→ What the task asks
From the very first line of the data to the line containing "import seaborn as sns", retype everything exactly, leaving the pictures behind.

Plotting code records:

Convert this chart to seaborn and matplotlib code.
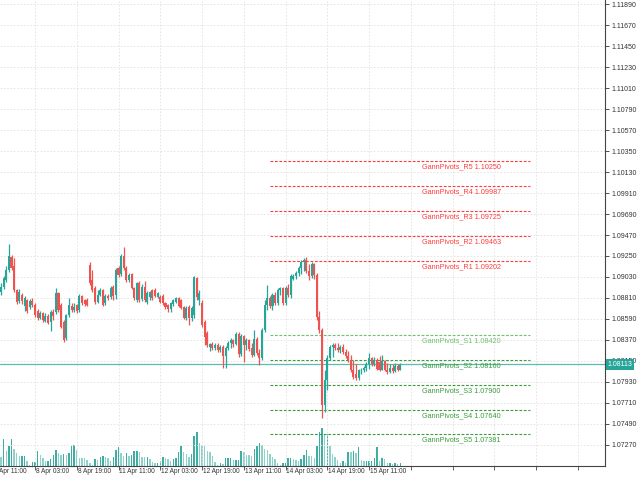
import numpy as np
import matplotlib
matplotlib.use("Agg")
import matplotlib.pyplot as plt
import matplotlib.transforms as mtransforms
from matplotlib.ticker import FormatStrFormatter
import seaborn as sns

# H1 bars, EURUSD quotes in pips (1/10000), first bar index = 3 (7 Apr 14:00)
first_bar = 3
open_pips = [
    10887, 10893, 10900, 10910, 10924, 10915, 10889, 10878, 10884, 10873,
    10879, 10872, 10878, 10874, 10867, 10860, 10865, 10857, 10862, 10856,
    10866, 10866, 10886, 10874, 10856, 10839, 10863, 10873, 10868, 10874,
    10868, 10883, 10879, 10879,
    10916, 10900, 10891, 10877, 10884, 10889, 10876, 10883, 10882, 10893,
    10884, 10912, 10906, 10925, 10912, 10900, 10906, 10891, 10879, 10897,
    10880, 10893, 10877, 10882, 10889, 10889, 10882, 10882, 10883, 10876,
    10874, 10869, 10875, 10877, 10881, 10879, 10872, 10860, 10872, 10860,
    10863, 10902, 10879, 10876, 10856, 10844,
    10830, 10833, 10829, 10832, 10826, 10830, 10820, 10829, 10834, 10837,
    10833, 10843, 10822, 10841, 10832, 10837, 10829, 10821, 10838, 10823,
    10818, 10847, 10874, 10881, 10873, 10884, 10876, 10889, 10891, 10876,
    10891, 10884, 10901, 10904, 10907,
    10912, 10919, 10921, 10909, 10904, 10917, 10905, 10861, 10847, 10769,
    10795, 10818, 10830, 10832, 10829, 10827, 10830, 10824, 10820, 10816,
    10805, 10801, 10797, 10805, 10806, 10808, 10812, 10818, 10812, 10816,
    10814, 10806, 10815, 10806, 10803, 10808, 10804, 10810, 10806,
]
high_pips = [
    10897, 10904, 10915, 10938, 10926, 10923, 10890, 10890, 10886, 10883,
    10880, 10880, 10881, 10876, 10869, 10867, 10866, 10865, 10864, 10868,
    10869, 10891, 10887, 10876, 10858, 10864, 10881, 10876, 10876, 10875,
    10885, 10884, 10880, 10881,
    10919, 10910, 10894, 10889, 10891, 10890, 10885, 10885, 10894, 10895,
    10912, 10915, 10927, 10934, 10915, 10907, 10907, 10893, 10898, 10899,
    10896, 10899, 10888, 10888, 10890, 10891, 10887, 10884, 10885, 10877,
    10875, 10877, 10880, 10882, 10882, 10880, 10873, 10873, 10874, 10873,
    10904, 10903, 10889, 10879, 10858, 10846,
    10834, 10835, 10834, 10834, 10832, 10832, 10831, 10836, 10839, 10838,
    10845, 10845, 10843, 10842, 10839, 10838, 10834, 10847, 10840, 10828,
    10850, 10879, 10895, 10883, 10886, 10887, 10891, 10893, 10892, 10894,
    10896, 10906, 10906, 10909, 10915,
    10921, 10923, 10924, 10917, 10919, 10918, 10907, 10867, 10850, 10805,
    10821, 10832, 10834, 10834, 10834, 10832, 10833, 10828, 10825, 10821,
    10816, 10812, 10807, 10808, 10810, 10814, 10823, 10819, 10819, 10818,
    10820, 10821, 10816, 10813, 10812, 10812, 10813, 10812, 10813,
]
low_pips = [
    10884, 10890, 10898, 10908, 10910, 10887, 10875, 10876, 10875, 10867,
    10865, 10869, 10872, 10861, 10858, 10859, 10856, 10856, 10854, 10846,
    10858, 10864, 10866, 10850, 10835, 10837, 10861, 10866, 10866, 10865,
    10866, 10874, 10873, 10873,
    10895, 10887, 10875, 10876, 10883, 10873, 10874, 10879, 10880, 10879,
    10880, 10903, 10904, 10910, 10898, 10898, 10890, 10879, 10877, 10877,
    10878, 10877, 10875, 10879, 10879, 10882, 10881, 10876, 10874, 10869,
    10866, 10866, 10873, 10876, 10872, 10869, 10859, 10858, 10853, 10857,
    10860, 10879, 10874, 10851, 10832, 10830,
    10825, 10827, 10826, 10824, 10824, 10808, 10808, 10827, 10829, 10830,
    10832, 10819, 10820, 10814, 10826, 10825, 10819, 10820, 10821, 10811,
    10816, 10845, 10868, 10870, 10868, 10874, 10874, 10884, 10874, 10874,
    10882, 10881, 10900, 10901, 10904,
    10906, 10909, 10907, 10900, 10902, 10901, 10858, 10844, 10755, 10762,
    10785, 10816, 10819, 10827, 10824, 10823, 10822, 10818, 10814, 10803,
    10796, 10795, 10795, 10801, 10803, 10804, 10807, 10810, 10810, 10805,
    10804, 10805, 10804, 10801, 10802, 10802, 10803, 10804, 10805,
]
close_pips = [
    10893, 10902, 10910, 10925, 10912, 10889, 10877, 10887, 10878, 10881,
    10867, 10878, 10874, 10863, 10860, 10865, 10858, 10862, 10855, 10866,
    10862, 10886, 10868, 10851, 10837, 10863, 10874, 10868, 10872, 10867,
    10883, 10876, 10875, 10874,
    10897, 10889, 10877, 10884, 10889, 10874, 10883, 10881, 10891, 10883,
    10910, 10905, 10925, 10912, 10900, 10905, 10891, 10881, 10897, 10879,
    10893, 10879, 10886, 10887, 10881, 10883, 10886, 10877, 10876, 10872,
    10869, 10876, 10879, 10881, 10873, 10870, 10860, 10870, 10860, 10870,
    10903, 10882, 10886, 10853, 10840, 10832,
    10833, 10829, 10832, 10826, 10830, 10820, 10829, 10834, 10837, 10833,
    10843, 10822, 10841, 10832, 10837, 10827, 10821, 10838, 10823, 10818,
    10847, 10874, 10881, 10873, 10884, 10876, 10889, 10891, 10876, 10891,
    10884, 10904, 10904, 10907, 10912,
    10919, 10921, 10909, 10904, 10917, 10905, 10861, 10847, 10769, 10795,
    10818, 10830, 10832, 10829, 10827, 10830, 10824, 10820, 10816, 10805,
    10798, 10797, 10805, 10806, 10808, 10812, 10818, 10812, 10816, 10807,
    10806, 10815, 10806, 10803, 10808, 10804, 10810, 10806, 10811,
]
volumes = [
    27, 82, 44, 59, 82, 52, 39, 31, 31, 31,
    14, 4, 11, 13, 45, 34, 24, 14, 16, 22,
    34, 49, 39, 34, 36, 34, 39, 59, 62, 47,
    25, 24, 23, 19, 9, 4, 20, 18, 27, 29,
    28, 23, 16, 27, 47, 57, 39, 31, 38, 31,
    32, 46, 46, 42, 27, 26, 27, 21, 13, 9,
    9, 16, 28, 24, 22, 16, 21, 24, 42, 60,
    41, 37, 28, 36, 91, 102, 69, 62, 59, 46,
    42, 29, 11, 4, 9, 6, 25, 25, 25, 17,
    17, 17, 46, 43, 34, 32, 29, 50, 61, 68,
    62, 52, 49, 36, 26, 22, 9, 4, 9, 9,
    25, 25, 22, 19, 16, 22, 32, 49, 31, 29,
    24, 59, 102, 114, 96, 96, 59, 36, 28, 19,
    9, 14, 9, 42, 41, 44, 39, 57, 19, 14,
    14, 16, 16, 24, 57, 14, 23, 21, 9, 9,
    7, 9, 7, 9,
]

time_label_bars = [0, 16, 32, 48, 64, 80, 96, 112, 128, 144]
time_labels = ["7 Apr 11:00", "8 Apr 03:00", "8 Apr 19:00", "11 Apr 11:00",
               "12 Apr 03:00", "12 Apr 19:00", "13 Apr 11:00", "14 Apr 03:00",
               "14 Apr 19:00", "15 Apr 11:00"]

pivot_names = ["GannPivots_R5", "GannPivots_R4", "GannPivots_R3", "GannPivots_R2",
               "GannPivots_R1", "GannPivots_S1", "GannPivots_S2", "GannPivots_S3",
               "GannPivots_S4", "GannPivots_S5"]
pivot_levels = [1.10250, 1.09987, 1.09725, 1.09463, 1.09202,
                1.08420, 1.08160, 1.07900, 1.07640, 1.07381]
pivot_colors = ["#ff3c3c"] * 5 + ["#6fbf6f", "#3c9c3c", "#3c9c3c", "#3c9c3c", "#3c9c3c"]
pivot_start, pivot_end, pivot_text_x = 106, 205.5, 164.3

last_price = 1.08113

sns.set_theme(style="white")
plt.rcParams['font.family'] = ['Liberation Sans', 'DejaVu Sans']

o = np.array(open_pips) / 1e4
h = np.array(high_pips) / 1e4
l = np.array(low_pips) / 1e4
c = np.array(close_pips) / 1e4
idx = np.arange(first_bar, first_bar + len(o))

teal = "#26a69a"
red = "#ef5350"
cols = [teal if cc >= oo else red for oo, cc in zip(o, c)]

vol = np.array(volumes)
vol_cols = ["#3faea2" if i > 0 and vol[i] >= vol[i - 1] else "#8ed2c9"
            for i in range(len(vol))]

fig = plt.figure(figsize=(6.4, 4.8), dpi=100)
fig.patch.set_facecolor("white")
rect = [0, 14 / 480, 605 / 640, 466 / 480]
xlim = (2.59, 234.4)

# volumes underneath
ax_vol = fig.add_axes(rect, zorder=0)
ax_vol.bar(idx, vol, width=0.55, color=vol_cols, linewidth=0)
ax_vol.set_xlim(*xlim)
ax_vol.set_ylim(0, 1400)
ax_vol.axis("off")

ax = fig.add_axes(rect, zorder=1)
ax.patch.set_alpha(0)

# candles
ax.vlines(idx, l, h, colors=cols, linewidth=0.9, zorder=3)
ax.bar(idx, c - o, bottom=o, width=0.78, color=cols, linewidth=0, zorder=4)

# pivot levels
for name, lev, col in zip(pivot_names, pivot_levels, pivot_colors):
    ax.hlines(lev, pivot_start, pivot_end, colors=col, linestyles=(0, (2.5, 1.5)),
              linewidth=0.8, zorder=2)
    ax.annotate(f"{name} {lev:.5f}", (pivot_text_x, lev), xytext=(0, -1.6),
                textcoords="offset points", ha="left", va="top",
                fontsize=5.2, color=col, zorder=5)

# current price
ax.axhline(last_price, color=teal, linewidth=0.9, alpha=0.75, zorder=2)
trans = mtransforms.blended_transform_factory(ax.transAxes, ax.transData)
ax.text(1.004, last_price, f"{last_price:.5f}", transform=trans, ha="left", va="center",
        fontsize=5.0, color="white", clip_on=False, zorder=10,
        bbox=dict(boxstyle="square,pad=0.25", fc=teal, ec="none"))

ax.set_xlim(*xlim)
ax.set_ylim(1.07049, 1.11933)

yt = np.arange(10727, 11190, 22) / 1e4
ax.set_yticks(yt)
ax.yaxis.set_major_formatter(FormatStrFormatter("%.5f"))
ax.yaxis.tick_right()
ax.set_xticks(np.arange(16, 235, 16))
ax.set_xticklabels([])
ax.tick_params(axis="y", labelsize=5.0, colors="#333333", length=3, width=0.6, pad=2,
               right=True, left=False)
ax.tick_params(axis="x", length=3, width=0.6, colors="#444444", bottom=True)

trans_x = mtransforms.blended_transform_factory(ax.transData, ax.transAxes)
for b, lab in zip(time_label_bars, time_labels):
    ax.text(b + 0.3, -0.005, lab, transform=trans_x, ha="left", va="top",
            fontsize=4.7, color="#333333", clip_on=False)

ax.grid(True, linestyle=(0, (2, 2)), color="#e2e2e2", linewidth=0.6, zorder=0)
ax.set_axisbelow(True)
for side in ["left", "top"]:
    ax.spines[side].set_visible(False)
for side in ["right", "bottom"]:
    ax.spines[side].set_visible(True)
    ax.spines[side].set_color("#444444")
    ax.spines[side].set_linewidth(0.8)

fig.savefig("out.png", dpi=100, facecolor="white")
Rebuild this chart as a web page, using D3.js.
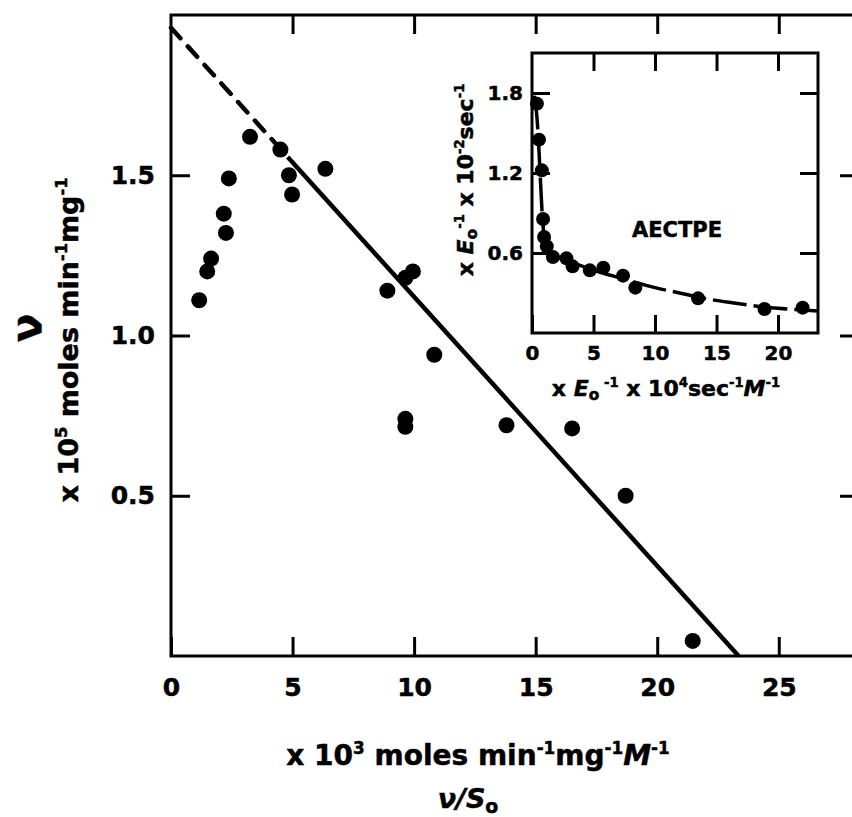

→ Task solution
Convert this chart to seaborn and matplotlib code.
import numpy as np
import matplotlib
matplotlib.use("Agg")
import matplotlib.pyplot as plt
import matplotlib.transforms as mtransforms
from matplotlib.ticker import FormatStrFormatter
import seaborn as sns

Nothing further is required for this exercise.